Lorcan McLoughlin is hoping Cork can kickstart their season against Kilkenny, just as Dublin did, but the Kanturk midfielder is wary of the consensus the crown is slipping from the heads of the All-Ireland champions.
The Leinster county has been fielding enquiries as to its general well-being since being bettered by the Dubs in a Leinster semi-final replay, their defeats of Tipperary and Waterford failing to convince sceptics.
“People say Kilkenny are slipping, but they are still grinding out games,” said McLoughlin ahead of the All-Ireland quarter-final between the traditional giants in Thurles this Sunday.
“They seem to be getting a bit of momentum now. Whoever beats Kilkenny, it is going to take a superhuman effort. This year people said more teams have more of a chance of winning than other years. It is great to see Dublin winning Leinster and Limerick winning Munster. It’s bringing a freshness to the championship. But whoever beats Kilkenny, they are going to earn it. It’s as simple as that.”

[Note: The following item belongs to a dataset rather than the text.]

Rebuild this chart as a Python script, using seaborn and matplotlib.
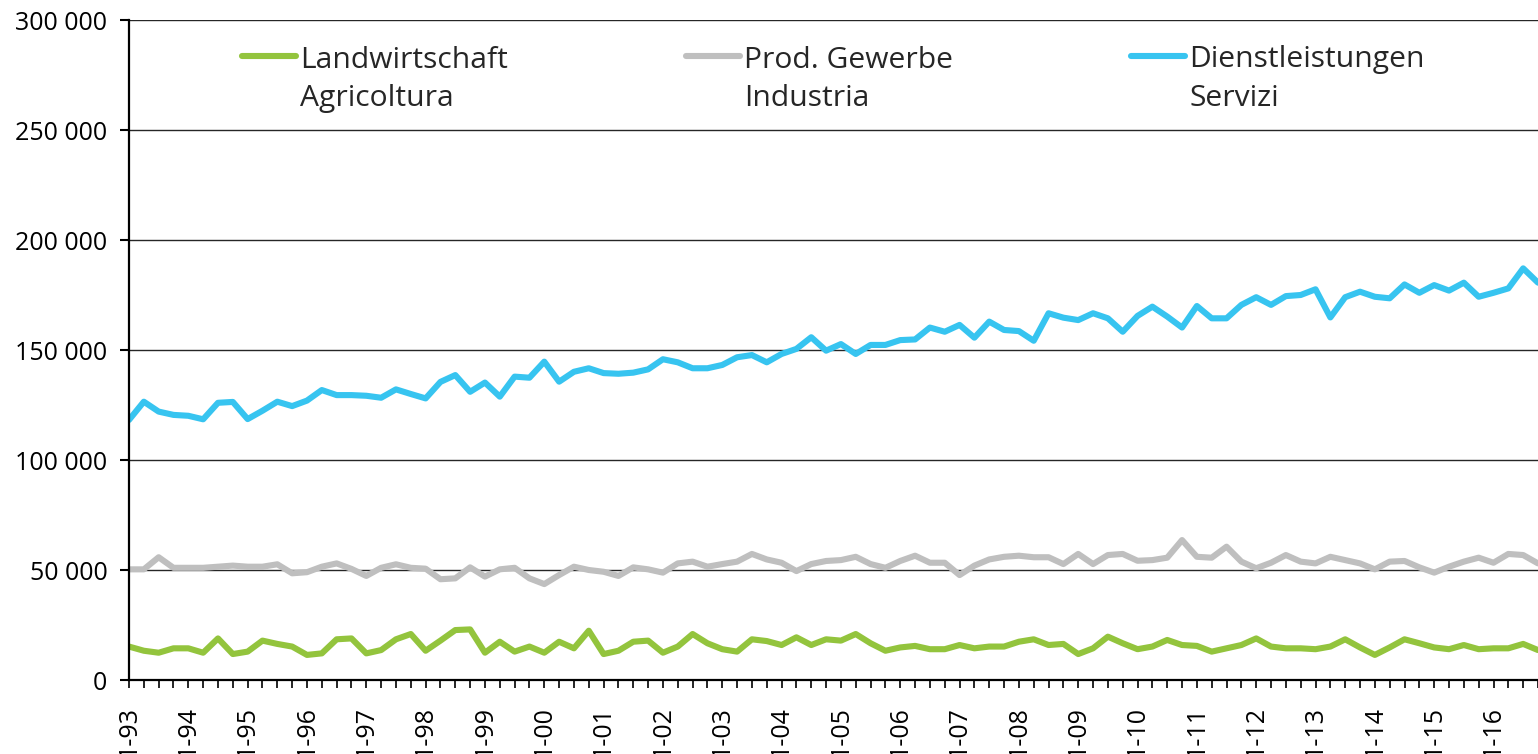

For all their perceived problems, the shadow of Kilkenny continues to loom large over a hurling championship which has conspired to produce a succession of memorable and unpredictable results and a Cork triumph at the weekend would elicit a sigh of relief from every other county still involved in the competition.
McLoughlin knows better than to display any signs of giddiness. He spoke about the need to hit the ground running against a side that has dealt liberally in times past in early blows of a lethal nature and they have men such as Henry Shefflin and Michael Fennelly who creep closer to full fitness every day.
“Cork people love going out playing Kilkenny because of their tradition and hurlers they have. If you look at them one to 15 they are exceptional hurlers, they are the best team in the country, and you want to measure yourself against the best team. As a young team that’s what you want to do.
“As a midfielder you are looking at the best midfield pairing with Michael Fennelly and Michael Rice and they even have Lester Ryan coming into it. Whatever pairing they have they are excellent hurlers and it is going to take a huge effort but I think both teams will bring out the best in each other.”
Cork have contributed significantly to hurling’s policy of glasnost this last few months. Their defeat of Clare, though perfectly in keeping with tradition, was one of those results which confounded form and expectation but they would leap to the top of the box office queue should Kilkenny be evicted under their watch.
That, and an All-Ireland semi-final spot, would some distance towards masking over the disappointment of that Munster final defeat to Limerick which was the closest McLoughlin and the vast majority of a young Cork team have come thus far to experiencing the thrill of victory on one of hurling’s great days.
“You can take a step back and you’d love to experience that feeling as a Cork person. That’s what the Munster championship is about, an evening like that. I know Limerick won it and it was the Limerick fans that were on the pitch, but it’s a huge occasion. It’s huge for a county to win something like that.
“Especially seeing as Limerick hadn’t won it in 17 years. It gives the county a huge lift. Anything you win, you earn it. In fairness to Limerick they performed well on the day. They got some fabulous scores. I couldn’t begrudge them.”